# FS: Ruger Mark III Competition Stainless



## Cutbait Bob (Mar 24, 2004)

Ruger Model 10112 like new... fired less then 200 rounds. Aim point and ammo. $550 obo http://www.ruger.com/products/markIIICompetition/models.html


----------



## Cutbait Bob (Mar 24, 2004)

Oops... I said aim point and it's actually a "Sight Mark" 

Thanks,

Bob


----------



## DaBig2na (Aug 7, 2011)

I have one identical to it scoped with a Burris 2x7. 

I will never part with it!


----------



## AKrichard (Jan 3, 2010)

There's one brand new, sitting on the shelf at a nearby store for 559.00 plus tax. Just saying. OBO was shown, i offer 400.00 and i pay the shipping.


----------



## 1BadF350 (Jul 19, 2006)

AKrichard said:


> There's one brand new, sitting on the shelf at a nearby store for 559.00 plus tax. Just saying. OBO was shown, i offer 400.00 and i pay the shipping.
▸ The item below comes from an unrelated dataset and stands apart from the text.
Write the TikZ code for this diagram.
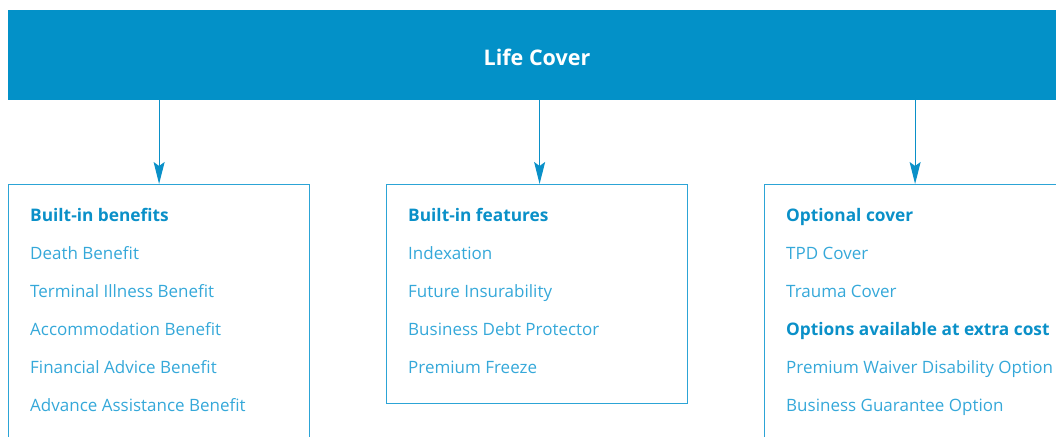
\documentclass[tikz,border=0pt]{standalone}
\usepackage{fontspec}
\setmainfont{Open Sans}
\usetikzlibrary{arrows.meta}
\definecolor{barblue}{HTML}{0391C8}
\definecolor{lineblue}{HTML}{2CA4D6}
\definecolor{txtblue}{HTML}{35A8D9}
\definecolor{headblue}{HTML}{0A90C8}
\tikzset{
  box/.style={draw=lineblue, line width=1.2pt, minimum width=301pt, anchor=north west, inner sep=0pt},
  itm/.style={anchor=base west, inner sep=0pt, text=txtblue, font=\fontsize{17}{20}\selectfont},
  hd/.style={anchor=base west, inner sep=0pt, text=headblue, font=\fontsize{17.3}{20}\selectfont\bfseries},
  arr/.style={draw=headblue, line width=1.2pt, -{Stealth[length=22pt, width=11pt, inset=4pt]}}
}
\begin{document}
\begin{tikzpicture}[x=1pt, y=-1pt]
\useasboundingbox (0,0) rectangle (1056,436);
\clip (0,0) rectangle (1056,436);
\node[fill=barblue, minimum width=1100pt, minimum height=90pt, anchor=north west, inner sep=0pt] (bar) at (8,10) {};
\node[text=white, font=\fontsize{21.5}{24}\selectfont\bfseries, anchor=base] (title) at (537,66) {Life Cover};
\node[box, minimum height=300pt] (b1) at (8,184) {};
\node[box, minimum height=219pt] (b2) at (386,184) {};
\node[box, minimum height=300pt] (b3) at (764,184) {};
\coordinate (t2) at ([xshift=2.5pt]b2.north);
\draw[arr] (bar.south -| b1.north) -- (b1.north);
\draw[arr] (bar.south -| t2) -- (t2);
\draw[arr] (bar.south -| b3.north) -- (b3.north);
% column 1
\node[hd]  (a0) at (30,221) {Built-in benefits};
\node[itm] (a1) at (30,259) {Death Benefit};
\node[itm] (a2) at (30,297) {Terminal Illness Benefit};
\node[itm] (a3) at (30,335) {Accommodation Benefit};
\node[itm] (a4) at (30,373) {Financial Advice Benefit};
\node[itm] (a5) at (30,411) {Advance Assistance Benefit};
% column 2
\node[hd]  (m0) at (408,221) {Built-in features};
\node[itm] (m1) at (408,259) {Indexation};
\node[itm] (m2) at (408,297) {Future Insurability};
\node[itm] (m3) at (408,335) {Business Debt Protector};
\node[itm] (m4) at (408,373) {Premium Freeze};
% column 3
\node[hd]  (r0) at (786,221) {Optional cover};
\node[itm] (r1) at (786,259) {TPD Cover};
\node[itm] (r2) at (786,297) {Trauma Cover};
\node[hd]  (r3) at (786,335) {Options available at extra cost};
\node[itm] (r4) at (786,373) {Premium Waiver Disability Option};
\node[itm] (r5) at (786,411) {Business Guarantee Option};
\end{tikzpicture}
\end{document}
It comes with a red dot and ammo?


----------



## Cutbait Bob (Mar 24, 2004)

Rich, Thanks for your offer - we might be able to work something out.... Alaska? What does it take to mail a pistol to Alaska? What zone are you in? Let me see if I can figure something out.... Are you interested in the .22 ammunition? I think I might have 2 or 3 K rounds I could "throw in for the right price" if you want it... Do you want the Sight Mark? (the ammo and Sight Mark will require an additional box AND the ammo is heavy).


----------



## obxflea (Dec 15, 2007)

Richard gets no ammo... Like said above you offer a red dot and ammo. Looks like Richards gun is already on a nearby shelf!


----------



## Cutbait Bob (Mar 24, 2004)

Still on sale....


----------



## AKrichard (Jan 3, 2010)

PM me we'll talk turkey.


----------



## Shooter (Nov 14, 2004)

OK guys, unless your buying the item stop spamming the Market Place


----------



## Cutbait Bob (Mar 24, 2004)

Thanks Shooter... 

And... the item is still on sale.


----------